Retail stocks to buy and sell

Americans returned from the 4th of July holiday to find the U.S. equity markets in a less than celebratory mood. 

Stronger than expected economic data, including Thursday’s sharp jump in private payrolls, sent stocks retreating from their July 3rd highs. Comments from Fed speakers around tightening monetary policy contributed to a three-day slide in the S&P 500 amid renewed worries of further interest rate hikes. The markets have priced in another 25 basis point rate hike for this month’s FOMC meeting and odds of additional hikes later this year may be increasing.

Higher rates for longer could be bad news for consumers due to higher credit card, loan and mortgage rates. They could also be a headwind for businesses that rely on 1) financed purchases and 2) debt financing of their own. This is largely why residential construction, recreational vehicle and clothing retailers suffered some of the biggest late-week downturns.

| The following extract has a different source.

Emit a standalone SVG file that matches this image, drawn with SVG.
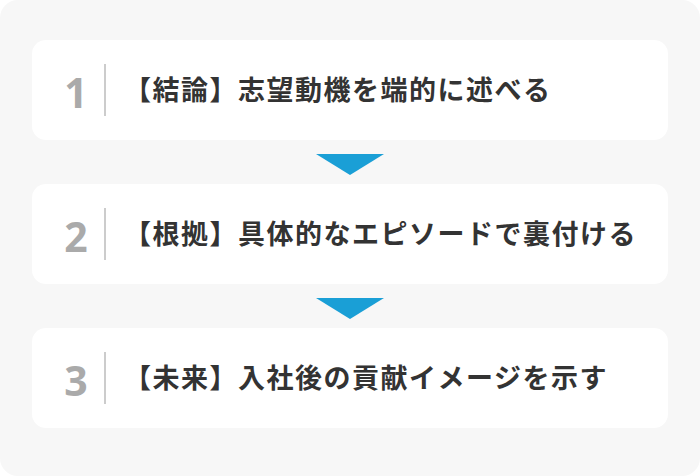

Profit-taking especially set in for online home furnishing stocks. The potential impact of higher rates on big-ticket furniture buying took a bite out of a group that had been red hot. It was a reminder that when the market corrects, the biggest winners often get hit hardest. Shareholders fear peak gains have occurred and scramble to lock in gains, creating a wave of selling pressure.  

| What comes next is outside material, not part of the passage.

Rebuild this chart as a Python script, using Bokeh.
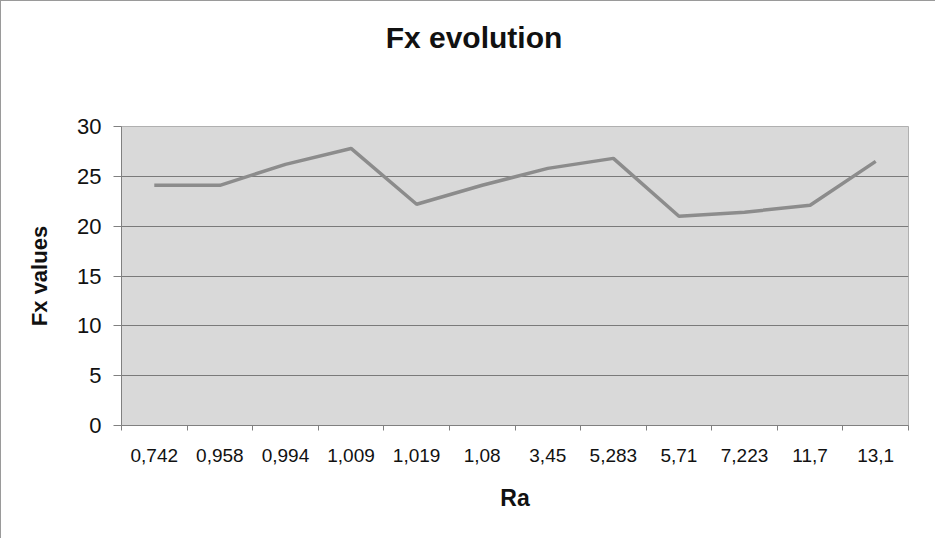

It's too soon to know if the 2023 run is over for internet-based home goods retailers. If the market returns to risk-on mode, an appetite for higher-risk underdogs could push them to new highs. In the meantime, second-quarter earnings reports will dictate if more profit-taking — or more gains — are ahead.

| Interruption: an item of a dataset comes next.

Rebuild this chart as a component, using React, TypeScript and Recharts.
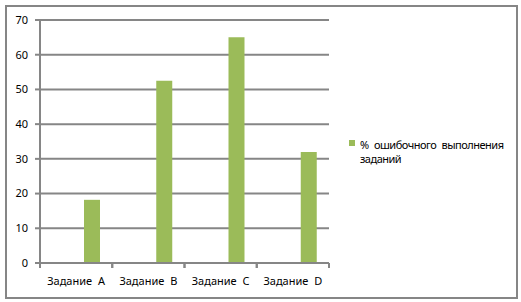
import React from "react";
import { BarChart, Bar, XAxis, YAxis, CartesianGrid, Legend } from "recharts";

// Categories and values
const categories = ["Задание A", "Задание B", "Задание C", "Задание D"];
const errorPercent = [18.2, 52.5, 65, 32];
const yTicks = [0, 10, 20, 30, 40, 50, 60, 70];
const seriesName = "% ошибочного выполнения заданий";

// Two unused series occupy the first two column slots of every group,
// so the visible column sits to the right of each category centre.
const data = categories.map((name, i) => ({
  name,
  slot1: null,
  slot2: null,
  errors: errorPercent[i],
}));

const GRID = "#868686";
const GREEN = "#9BBB59";
const FONT = "'Noto Sans', 'DejaVu Sans', sans-serif";

function CategoryTick(props: any) {
  const { x, y, payload } = props;
  const half = typeof payload?.offset === "number" && payload.offset > 0 ? payload.offset : 36.125;
  return (
    <g>
      <line x1={x - half} x2={x - half} y1={y - 5} y2={y} stroke={GRID} strokeWidth={2} />
      <line x1={x + half} x2={x + half} y1={y - 5} y2={y} stroke={GRID} strokeWidth={2} />
      <text
        x={x}
        y={y + 17}
        textAnchor="middle"
        fill="#000"
        fontSize={11}
        fontFamily={FONT}
        style={{ wordSpacing: 3 }}
      >
        {payload.value}
      </text>
    </g>
  );
}

function LegendBox(props: any) {
  const items = (props.payload || []).filter((p: any) => p.type !== "none");
  return (
    <div
      style={{
        fontFamily: FONT,
        fontSize: 11,
        lineHeight: "14px",
        color: "#000",
        letterSpacing: -0.5,
        wordSpacing: 3,
      }}
    >
      {items.map((p: any) => (
        <div key={p.value} style={{ display: "flex", alignItems: "flex-start" }}>
          <span
            style={{
              display: "inline-block",
              width: 6,
              height: 6,
              marginTop: 2,
              marginRight: 5,
              background: p.color,
              flex: "none",
            }}
          />
          <span style={{ width: 150 }}>{p.value}</span>
        </div>
      ))}
    </div>
  );
}

export default function App() {
  return (
    <div style={{ position: "absolute", left: 0, top: 0, width: 521, height: 302, background: "#fff" }}>
      <BarChart
        width={521}
        height={302}
        data={data}
        margin={{ top: 20, right: 192, bottom: 9, left: 0 }}
        barSize={16}
        barGap={0}
      >
        <CartesianGrid vertical={false} stroke={GRID} strokeWidth={2} />
        <XAxis
          dataKey="name"
          height={30}
          axisLine={{ stroke: GRID, strokeWidth: 2 }}
          tickLine={false}
          tickSize={5}
          tickMargin={0}
          interval={0}
          tick={<CategoryTick />}
        />
        <YAxis
          width={40}
          domain={[0, 70]}
          ticks={yTicks}
          interval={0}
          axisLine={{ stroke: GRID, strokeWidth: 2 }}
          tickLine={{ stroke: GRID, strokeWidth: 2 }}
          tickSize={5}
          tickMargin={7}
          tick={{ fill: "#000", fontSize: 11, fontFamily: FONT }}
        />
        <Legend
          layout="vertical"
          align="center"
          verticalAlign="middle"
          content={<LegendBox />}
          wrapperStyle={{ position: "absolute", left: 349, top: 138, width: 165, height: "auto", right: "auto", bottom: "auto" }}
        />
        <Bar dataKey="slot1" legendType="none" fill={GREEN} isAnimationActive={false} />
        <Bar dataKey="slot2" legendType="none" fill={GREEN} isAnimationActive={false} />
        <Bar dataKey="errors" name={seriesName} fill={GREEN} isAnimationActive={false} />
      </BarChart>
      <div
        style={{
          position: "absolute",
          left: 5,
          top: 5,
          width: 513,
          height: 294,
          border: `2px solid ${GRID}`,
          boxSizing: "border-box",
          pointerEvents: "none",
        }}
      />
    </div>
  );
}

Will Wayfair Break its Revenue Decline Streak? 

Wayfair Inc. (NYSE:W) ran as much as 132% from its May 2nd low on the backs of a better-than-expected first-quarter earnings report. When the market turned south on Wednesday, the online retailer dipped 10% by week’s end. If Wall Street is right, the downturn has only just begun. 

The average target on Wayfair is around $52, which means another $10 could come off its share price over time. Things could change dramatically one way or the other, though, when the company reports second-quarter results August 3rd. Analysts are anticipating a ninth consecutive period of negative revenue growth, with Wayfair shoppers expected to have pared home decor spending yet again. 

Through early June, quarter-to-date revenue was down “in the negative mid-single-digit percentage range,” but management also noted that order growth turned positive during the quarter. With the Street forecasting 6% lower sales for Q2, the contribution from the last three weeks of June will likely determine if a top-line beat is in store. 

Wayfair investors will also soon learn if the recent 50-day/200-day “life cross” event was premium leather — or fake pleather couch.

Will’s Bed Bath Strategy Work?, Inc. (NASDAQ: OSTK) climbed 74% in June, but the overextended retailer has given back a good chunk of that in July. With a potential life cross also developing on the daily chart, the next few weeks will be critical. If the popular technical event comes to fruition, this could put Overstock on the map for more traders and spark a bounce. If the pattern fails to emerge, it could prove that Barcalys’ bearish $19 target is on point.

Much of Overstock’s recent gains came from news of the company’s takeover of Bed Bath & Beyond’s digital assets. The market initially celebrated the news, but it may be sinking in that the strategy while promising, remains unproven. Bank of America poured cold water on the idea on Thursday by issuing a Hold rating on the stock. 

Whether Overstock continues to get thrown out with the bath water could depend on this month’s Q2 report. Similar to Wayfair, the company is in a seven-month revenue decline slump which isn’t expected to end until possibly the fourth quarter. Since the Bed Bath & Beyond acquisition occurred June 29th, a benefit from that won’t show in the Q2 numbers. And with ugly Q2 results already expected, that should put management’s commentary around its Bed Bath & Beyond strategy in the spotlight.

Overstock’s $21.5 million move banks on the inherent value of the Bed Bath & Beyond brand, the added exposure to 20 million active Bed Bath customers and broader access to younger shoppers. The re-branding will start with a Canada launch this month, followed by an August/September U.S. launch. By Labor Day, investors could have early indications about whether the major shift is a major boom or a bust.